═══ Given data

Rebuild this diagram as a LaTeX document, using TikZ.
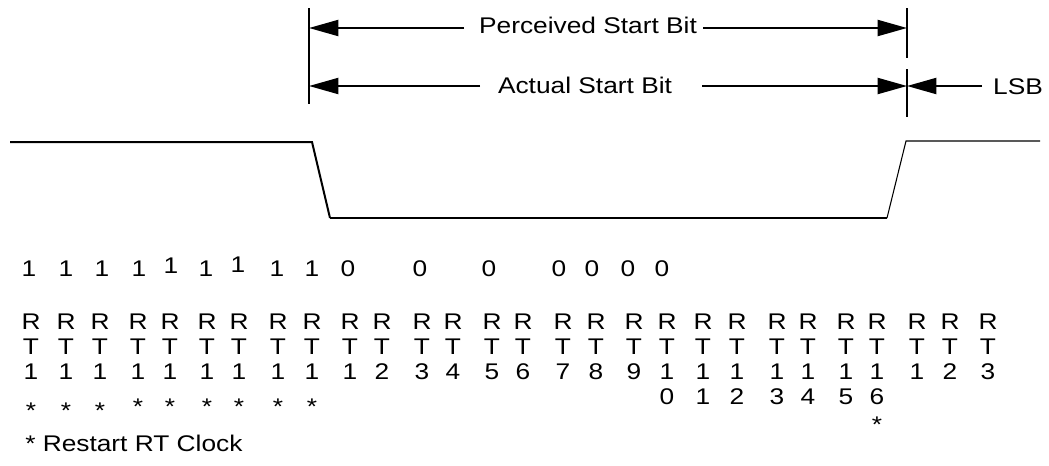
\documentclass[tikz,border=0pt]{standalone}
\usepackage{fontspec}
\setmainfont[FakeStretch=1.16]{Liberation Sans}
\usetikzlibrary{arrows.meta, positioning}

\begin{document}
\begin{tikzpicture}[
  x=0.75pt, y=-0.75pt,
  every node/.style = {font=\fontsize{17}{20}\selectfont, inner sep=0pt,
                       anchor=base},
  arr/.style  = {-{Triangle[length=22pt, width=12pt]}, line width=1.5pt},
  bnd/.style  = {line width=1.5pt},
  wave/.style = {line width=#1, line join=miter},
]

\useasboundingbox (0,0) rectangle (1049,465);

%% ══ Bit boundaries ═════════════════════════════════════════════════════
\coordinate (sTop) at (309,8);
\coordinate (sBot) at (309,104);
\coordinate (pTop) at (907,8);
\coordinate (pBot) at (907,58);
\coordinate (aTop) at (907,69);
\coordinate (aBot) at (907,117);

\draw[bnd] (sTop) -- (sBot);
\draw[bnd] (pTop) -- (pBot);
\draw[bnd] (aTop) -- (aBot);

%% ── Perceived start bit ──────────────────────────────────────────────────
\node at (588,33) (perc) {Perceived Start Bit};
\coordinate (percL) at (464,28);
\coordinate (percR) at (703,28);
\draw[arr] (percL) -- (percL -| sTop);
\draw[arr] (percR) -- (percR -| pTop);

%% ── Actual start bit ─────────────────────────────────────────────────────
\node at (585,93) (act) {Actual Start Bit};
\coordinate (actL) at (480,86);
\coordinate (actR) at (702,86);
\draw[arr] (actL) -- (actL -| sTop);
\draw[arr] (actR) -- (actR -| aTop);

%% ── LSB ──────────────────────────────────────────────────────────────────
\node at (1018,94) (lsb) {LSB};
\coordinate (lsbL) at (982,86);
\draw[arr] (lsbL) -- (lsbL -| aTop);

%% ══ RxD waveform ═══════════════════════════════════════════════════════
\coordinate (h0) at (10,142);
\coordinate (h1) at (312,142);
\coordinate (l0) at (330,218);
\coordinate (l1) at (887,218);
\coordinate (h2) at (906,141);
\coordinate (h3) at (1040,141);

\draw[wave=1.5pt] (h0) -- (h1) -- (l0);
\draw[wave=1pt]   (l0) -- (l1);
\draw[wave=0.8pt] (l1) -- (h2) -- (h3);

%% ══ Samples ════════════════════════════════════════════════════════════
\foreach \x/\b/\dy [count=\i] in {29/1/0, 66/1/0, 102/1/0, 139/1/0, 171/1/-3,
    206/1/0, 238/1/-4, 277/1/0, 312/1/0, 348/0/0, 420/0/0, 489/0/0,
    559/0/0, 592/0/0, 628/0/0, 662/0/0}
  \node at (\x,276+\dy) (b\i) {\b};

%% ══ RT clock ═══════════════════════════════════════════════════════════
\foreach \x/\n [count=\i] in {31/1, 66/1, 100/1, 138/1, 170/1, 207/1, 239/1,
    278/1, 312/1, 350/1, 382/2, 422/3, 453/4, 492/5, 523/6, 563/7, 596/8,
    634/9, 667/1, 703/1, 737/1, 777/1, 808/1, 846/1, 877/1, 917/1, 950/2,
    988/3} {
  \node at (\x,329) (r\i) {R};
  \node at (\x,354) (t\i) {T};
  \node at (\x,379) (n\i) {\n};
}

% second digit of RT10 .. RT16
\foreach \i/\d in {19/0, 20/1, 21/2, 22/3, 23/4, 24/5, 25/6}
  \node at (n\i |- 0,404) (m\i) {\d};

% restart marks
\foreach \i/\y in {1/418, 2/418, 3/418, 4/414, 5/414, 6/414, 7/414, 8/414,
    9/414, 25/432}
  \node at (n\i |- 0,\y) (st\i) {*};

\node[anchor=base west] at (25,451) (note) {* Restart RT Clock};

\end{tikzpicture}
\end{document}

══════

Every line from the top of the material above through the line with "(aBot) at (907,117);" should be duplicated exactly, please; leave out the pictures.

Rebuild this diagram as a LaTeX document, using TikZ.
\documentclass[tikz,border=0pt]{standalone}
\usepackage{fontspec}
\setmainfont[FakeStretch=1.16]{Liberation Sans}
\usetikzlibrary{arrows.meta, positioning}

\begin{document}
\begin{tikzpicture}[
  x=0.75pt, y=-0.75pt,
  every node/.style = {font=\fontsize{17}{20}\selectfont, inner sep=0pt,
                       anchor=base},
  arr/.style  = {-{Triangle[length=22pt, width=12pt]}, line width=1.5pt},
  bnd/.style  = {line width=1.5pt},
  wave/.style = {line width=#1, line join=miter},
]

\useasboundingbox (0,0) rectangle (1049,465);

%% ══ Bit boundaries ═════════════════════════════════════════════════════
\coordinate (sTop) at (309,8);
\coordinate (sBot) at (309,104);
\coordinate (pTop) at (907,8);
\coordinate (pBot) at (907,58);
\coordinate (aTop) at (907,69);
\coordinate (aBot) at (907,117);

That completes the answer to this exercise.